Subject Re: Query Optimization (Tables or Views)
Author Adam
--- In firebird-support@yahoogroups.com, "Maurice Ling" <beldin79@...>
wrote:
>
> Hi all,
>
> I have a table which acts like a term-list defined index
>
> create table jclone_occurrence_pmid(
> pmid numeric(10,0) not null,
> clone char(128) not null);
>
> There are 18 million rows of records in this table.
> My task now is to answer this question: what is the set of pmids that
> has clone A and clone B?
>
> So I ran a query:
> select pmid from jclone_occurrence_pmid where clone = 'ACT' and pmid
> in (select pmid from jclone_occurrence_pmid where clone = 'ACE')

What PLAN is the query using?

I seriously hope you have an index on clone, preferably one that is
combined with pmid afterwards to assist garbage collection in FB 1.5
or earlier.

CREATE INDEX ix_Clone on jclone_occurrence_pmid(clone, pmid);

If you do not have such an index, then your query must do a complete
table scan in the outer query, and then a complete table scan for each
record in the subquery (ie 18million*18million + 1 reads - not pretty).

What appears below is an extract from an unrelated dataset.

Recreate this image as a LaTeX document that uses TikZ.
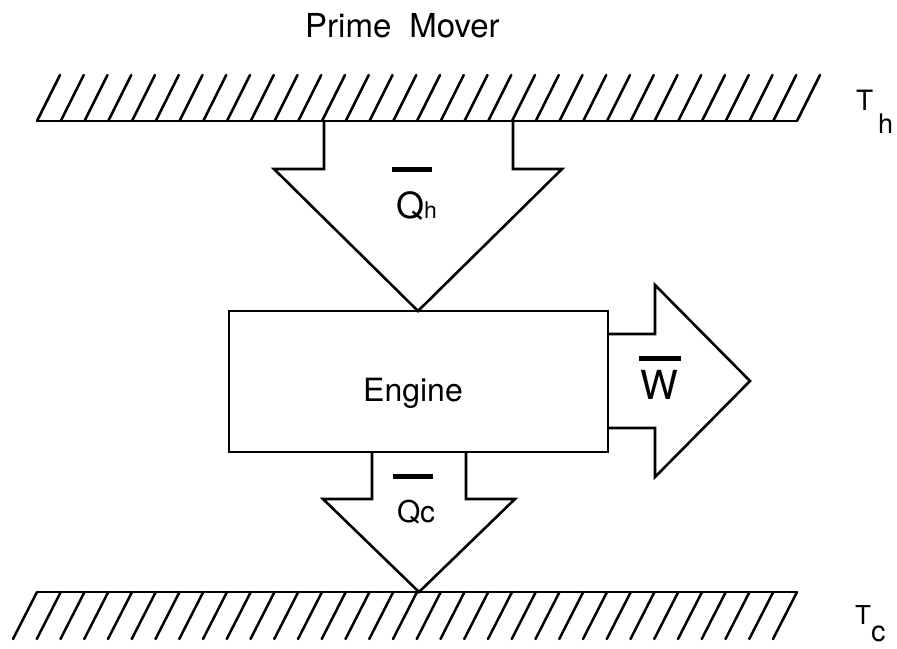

You haven't mentioned the Firebird version, but pre 1.5 EXISTS
performs a lot faster than IN, so you could rewrite it using EXISTS.

>
> This query took me 2 hours to run. The problem is, I have 13 million
> of these queries, means it will take 3000 years to run. clearly
> unacceptable.
>
> So, I thought that part of the reason was that the query had to do a
> self join (please tell me if I am wrong) which brings me to create
> either a view or a cache table. Can anyone please kindly explain the
> nature of a view in FB and how it helps?
>
> DDL for the view:
> create view jclone_occur_pair_view (clone1, clone2, pmid) as
> select a.clone, b.clone, a.pmid
> from jclone_occurrence_pmid a, jclone_occurrence_pmid b
> where a.pmid=b.pmid;
>
> DDL for the table:
> create table jclone_occur_pair(
> clone1 char(128) not null,
> clone2 char(128) not null,
> pmid numeric(10,0) not null);
>
> "Select count(*) from jclone_occur_pair_view" gives me about 478
> million rows, which is the same as doing an inner join "select
> count(*) from jclone_occurrence_pmid a inner join
> jclone_occurrence_pmid b on a.pmid=b.pmid".
>
> But when I try to populate jclone_occur_pair table with the
following SQL,
> insert into jclone_occur_pair (clone1, clone2, pmid) select a.clone,
> b.clone, a.pmid from jclone_occurrence_pmid a, jclone_occurrence_pmid
> b where a.pmid=b.pmid;
> commit;

There is a known bug in Firebird with:

insert into table1 (ID) select ID from table1;

Which goes into an infinite loop. Your insert value selected from a
view is a complex example of the above query.

>
> My database ballooned from 6GB to 40GB and for some weird reasons,
> died... isql just disappeared from process, using about 260MB of
> memory (VSIZE in top). I do not eliminate the possibility of killing
> the wrong process but unlikely.
>
> So, is there any suggestions to speed up this query?
>

Not without looking at your PLAN statement. In iSQL type

SET PLANONLY;

Then type in your query.

Adam